> BRIEF
Please transcribe the listing below in full and word for word, without its pictures.

> SUPPLIED MATERIAL
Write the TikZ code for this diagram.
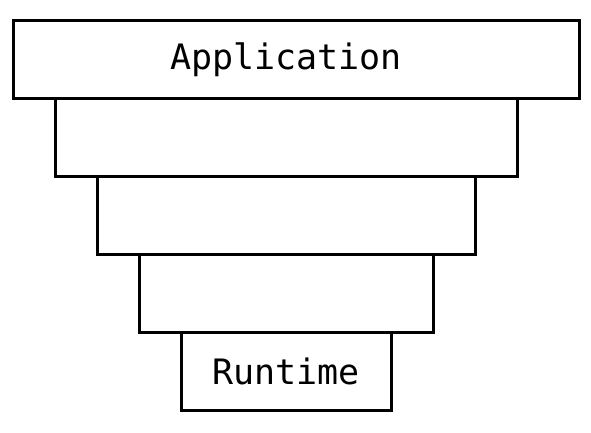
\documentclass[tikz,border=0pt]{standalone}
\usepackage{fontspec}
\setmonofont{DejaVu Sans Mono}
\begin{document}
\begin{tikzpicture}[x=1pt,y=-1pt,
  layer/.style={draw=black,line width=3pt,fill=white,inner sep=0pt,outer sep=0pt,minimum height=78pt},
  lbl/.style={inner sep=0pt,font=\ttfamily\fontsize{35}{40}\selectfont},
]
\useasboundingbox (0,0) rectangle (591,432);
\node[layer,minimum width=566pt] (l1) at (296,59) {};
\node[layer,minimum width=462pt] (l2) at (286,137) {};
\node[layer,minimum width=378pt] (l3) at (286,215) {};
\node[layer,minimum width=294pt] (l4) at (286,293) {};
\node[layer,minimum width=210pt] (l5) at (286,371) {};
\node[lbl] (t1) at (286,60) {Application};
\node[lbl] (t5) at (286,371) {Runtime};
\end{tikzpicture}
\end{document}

> THE RESPONSE
Write the TikZ code for this diagram.
\documentclass[tikz,border=0pt]{standalone}
\usepackage{fontspec}
\setmonofont{DejaVu Sans Mono}
\begin{document}
\begin{tikzpicture}[x=1pt,y=-1pt,
  layer/.style={draw=black,line width=3pt,fill=white,inner sep=0pt,outer sep=0pt,minimum height=78pt},
  lbl/.style={inner sep=0pt,font=\ttfamily\fontsize{35}{40}\selectfont},
]
\useasboundingbox (0,0) rectangle (591,432);
\node[layer,minimum width=566pt] (l1) at (296,59) {};
\node[layer,minimum width=462pt] (l2) at (286,137) {};
\node[layer,minimum width=378pt] (l3) at (286,215) {};
\node[layer,minimum width=294pt] (l4) at (286,293) {};
\node[layer,minimum width=210pt] (l5) at (286,371) {};
\node[lbl] (t1) at (286,60) {Application};
\node[lbl] (t5) at (286,371) {Runtime};
\end{tikzpicture}
\end{document}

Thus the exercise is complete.